** start of Record excerpts **

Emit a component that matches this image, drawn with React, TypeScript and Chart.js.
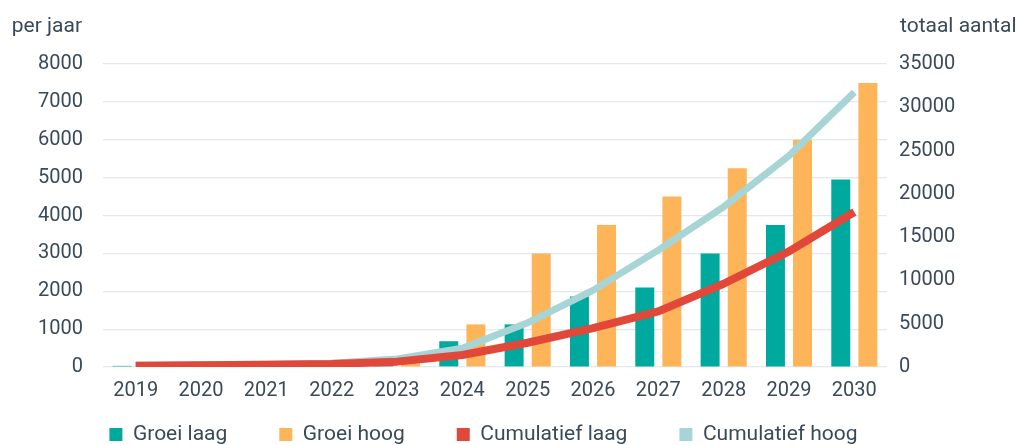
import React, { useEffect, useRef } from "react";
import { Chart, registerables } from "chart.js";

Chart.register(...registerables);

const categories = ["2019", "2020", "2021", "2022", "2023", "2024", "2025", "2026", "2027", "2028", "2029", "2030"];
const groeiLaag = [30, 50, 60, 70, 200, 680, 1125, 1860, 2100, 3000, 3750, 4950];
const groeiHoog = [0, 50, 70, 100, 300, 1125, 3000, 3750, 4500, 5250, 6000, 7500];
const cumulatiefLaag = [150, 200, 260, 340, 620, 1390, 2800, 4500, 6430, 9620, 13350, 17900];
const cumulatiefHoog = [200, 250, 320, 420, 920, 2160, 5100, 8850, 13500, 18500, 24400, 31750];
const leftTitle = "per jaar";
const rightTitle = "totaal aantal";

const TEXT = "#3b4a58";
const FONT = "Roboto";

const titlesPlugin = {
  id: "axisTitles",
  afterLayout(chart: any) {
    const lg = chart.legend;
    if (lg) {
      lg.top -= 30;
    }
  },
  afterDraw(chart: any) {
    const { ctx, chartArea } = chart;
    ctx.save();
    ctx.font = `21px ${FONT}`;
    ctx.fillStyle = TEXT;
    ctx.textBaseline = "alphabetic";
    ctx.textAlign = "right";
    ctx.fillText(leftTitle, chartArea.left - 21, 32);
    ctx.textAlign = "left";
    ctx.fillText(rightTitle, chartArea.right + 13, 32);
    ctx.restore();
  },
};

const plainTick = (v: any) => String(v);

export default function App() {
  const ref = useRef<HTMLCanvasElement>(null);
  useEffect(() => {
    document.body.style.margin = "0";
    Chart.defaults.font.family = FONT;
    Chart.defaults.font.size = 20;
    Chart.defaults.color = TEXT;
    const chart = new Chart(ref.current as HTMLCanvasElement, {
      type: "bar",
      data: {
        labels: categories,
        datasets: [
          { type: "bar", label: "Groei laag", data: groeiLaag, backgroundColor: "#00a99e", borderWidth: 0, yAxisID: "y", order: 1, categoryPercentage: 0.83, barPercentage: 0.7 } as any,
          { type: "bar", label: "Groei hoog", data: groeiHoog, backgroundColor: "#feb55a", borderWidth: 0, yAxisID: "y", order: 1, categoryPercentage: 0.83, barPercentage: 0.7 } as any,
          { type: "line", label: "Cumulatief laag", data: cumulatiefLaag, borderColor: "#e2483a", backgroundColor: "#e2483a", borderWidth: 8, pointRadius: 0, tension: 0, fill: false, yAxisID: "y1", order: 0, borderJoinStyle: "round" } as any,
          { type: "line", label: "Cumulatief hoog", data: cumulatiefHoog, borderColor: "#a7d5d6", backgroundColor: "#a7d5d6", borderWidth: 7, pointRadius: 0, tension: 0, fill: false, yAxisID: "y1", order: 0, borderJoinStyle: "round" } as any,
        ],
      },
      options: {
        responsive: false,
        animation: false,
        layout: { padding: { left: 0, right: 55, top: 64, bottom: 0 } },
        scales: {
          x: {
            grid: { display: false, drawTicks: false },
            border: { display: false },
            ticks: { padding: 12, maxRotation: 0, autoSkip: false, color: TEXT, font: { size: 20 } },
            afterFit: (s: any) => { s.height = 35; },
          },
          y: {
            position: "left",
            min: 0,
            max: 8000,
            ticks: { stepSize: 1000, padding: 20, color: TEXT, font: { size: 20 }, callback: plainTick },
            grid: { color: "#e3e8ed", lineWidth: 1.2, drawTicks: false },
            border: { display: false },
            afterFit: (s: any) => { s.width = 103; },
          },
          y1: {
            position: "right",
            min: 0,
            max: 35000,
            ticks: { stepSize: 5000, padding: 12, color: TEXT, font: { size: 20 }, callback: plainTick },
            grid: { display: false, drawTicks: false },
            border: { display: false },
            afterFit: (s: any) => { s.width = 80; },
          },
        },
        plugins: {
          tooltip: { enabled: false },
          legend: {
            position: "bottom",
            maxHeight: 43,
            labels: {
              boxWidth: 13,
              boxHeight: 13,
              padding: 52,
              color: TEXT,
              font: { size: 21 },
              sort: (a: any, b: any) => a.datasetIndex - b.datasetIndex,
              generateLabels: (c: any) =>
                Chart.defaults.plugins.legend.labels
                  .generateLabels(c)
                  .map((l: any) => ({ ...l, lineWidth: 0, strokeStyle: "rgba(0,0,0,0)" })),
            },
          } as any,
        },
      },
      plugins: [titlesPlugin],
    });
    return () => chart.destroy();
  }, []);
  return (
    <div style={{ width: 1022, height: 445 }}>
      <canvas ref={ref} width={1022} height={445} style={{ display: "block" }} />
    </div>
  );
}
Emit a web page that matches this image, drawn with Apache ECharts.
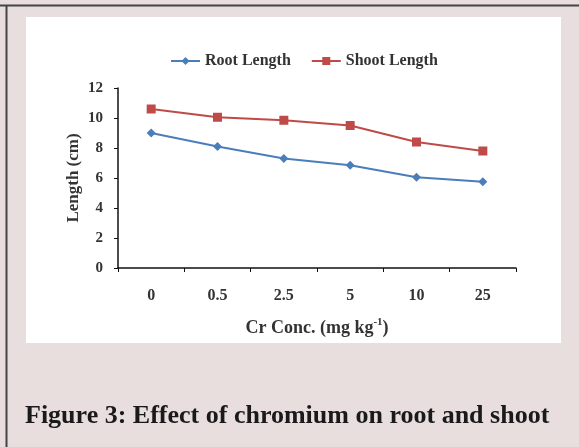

** end of Record excerpts **

- Your task
Your task is to copy the entries in full and exactly, without any images.

- Result for this exercise
Emit a component that matches this image, drawn with React, TypeScript and Chart.js.
import React, { useEffect, useRef } from "react";
import { Chart, registerables } from "chart.js";

Chart.register(...registerables);

const categories = ["2019", "2020", "2021", "2022", "2023", "2024", "2025", "2026", "2027", "2028", "2029", "2030"];
const groeiLaag = [30, 50, 60, 70, 200, 680, 1125, 1860, 2100, 3000, 3750, 4950];
const groeiHoog = [0, 50, 70, 100, 300, 1125, 3000, 3750, 4500, 5250, 6000, 7500];
const cumulatiefLaag = [150, 200, 260, 340, 620, 1390, 2800, 4500, 6430, 9620, 13350, 17900];
const cumulatiefHoog = [200, 250, 320, 420, 920, 2160, 5100, 8850, 13500, 18500, 24400, 31750];
const leftTitle = "per jaar";
const rightTitle = "totaal aantal";

const TEXT = "#3b4a58";
const FONT = "Roboto";

const titlesPlugin = {
  id: "axisTitles",
  afterLayout(chart: any) {
    const lg = chart.legend;
    if (lg) {
      lg.top -= 30;
    }
  },
  afterDraw(chart: any) {
    const { ctx, chartArea } = chart;
    ctx.save();
    ctx.font = `21px ${FONT}`;
    ctx.fillStyle = TEXT;
    ctx.textBaseline = "alphabetic";
    ctx.textAlign = "right";
    ctx.fillText(leftTitle, chartArea.left - 21, 32);
    ctx.textAlign = "left";
    ctx.fillText(rightTitle, chartArea.right + 13, 32);
    ctx.restore();
  },
};

const plainTick = (v: any) => String(v);

export default function App() {
  const ref = useRef<HTMLCanvasElement>(null);
  useEffect(() => {
    document.body.style.margin = "0";
    Chart.defaults.font.family = FONT;
    Chart.defaults.font.size = 20;
    Chart.defaults.color = TEXT;
    const chart = new Chart(ref.current as HTMLCanvasElement, {
      type: "bar",
      data: {
        labels: categories,
        datasets: [
          { type: "bar", label: "Groei laag", data: groeiLaag, backgroundColor: "#00a99e", borderWidth: 0, yAxisID: "y", order: 1, categoryPercentage: 0.83, barPercentage: 0.7 } as any,
          { type: "bar", label: "Groei hoog", data: groeiHoog, backgroundColor: "#feb55a", borderWidth: 0, yAxisID: "y", order: 1, categoryPercentage: 0.83, barPercentage: 0.7 } as any,
          { type: "line", label: "Cumulatief laag", data: cumulatiefLaag, borderColor: "#e2483a", backgroundColor: "#e2483a", borderWidth: 8, pointRadius: 0, tension: 0, fill: false, yAxisID: "y1", order: 0, borderJoinStyle: "round" } as any,
          { type: "line", label: "Cumulatief hoog", data: cumulatiefHoog, borderColor: "#a7d5d6", backgroundColor: "#a7d5d6", borderWidth: 7, pointRadius: 0, tension: 0, fill: false, yAxisID: "y1", order: 0, borderJoinStyle: "round" } as any,
        ],
      },
      options: {
        responsive: false,
        animation: false,
        layout: { padding: { left: 0, right: 55, top: 64, bottom: 0 } },
        scales: {
          x: {
            grid: { display: false, drawTicks: false },
            border: { display: false },
            ticks: { padding: 12, maxRotation: 0, autoSkip: false, color: TEXT, font: { size: 20 } },
            afterFit: (s: any) => { s.height = 35; },
          },
          y: {
            position: "left",
            min: 0,
            max: 8000,
            ticks: { stepSize: 1000, padding: 20, color: TEXT, font: { size: 20 }, callback: plainTick },
            grid: { color: "#e3e8ed", lineWidth: 1.2, drawTicks: false },
            border: { display: false },
            afterFit: (s: any) => { s.width = 103; },
          },
          y1: {
            position: "right",
            min: 0,
            max: 35000,
            ticks: { stepSize: 5000, padding: 12, color: TEXT, font: { size: 20 }, callback: plainTick },
            grid: { display: false, drawTicks: false },
            border: { display: false },
            afterFit: (s: any) => { s.width = 80; },
          },
        },
        plugins: {
          tooltip: { enabled: false },
          legend: {
            position: "bottom",
            maxHeight: 43,
            labels: {
              boxWidth: 13,
              boxHeight: 13,
              padding: 52,
              color: TEXT,
              font: { size: 21 },
              sort: (a: any, b: any) => a.datasetIndex - b.datasetIndex,
              generateLabels: (c: any) =>
                Chart.defaults.plugins.legend.labels
                  .generateLabels(c)
                  .map((l: any) => ({ ...l, lineWidth: 0, strokeStyle: "rgba(0,0,0,0)" })),
            },
          } as any,
        },
      },
      plugins: [titlesPlugin],
    });
    return () => chart.destroy();
  }, []);
  return (
    <div style={{ width: 1022, height: 445 }}>
      <canvas ref={ref} width={1022} height={445} style={{ display: "block" }} />
    </div>
  );
}
Emit a web page that matches this image, drawn with Apache ECharts.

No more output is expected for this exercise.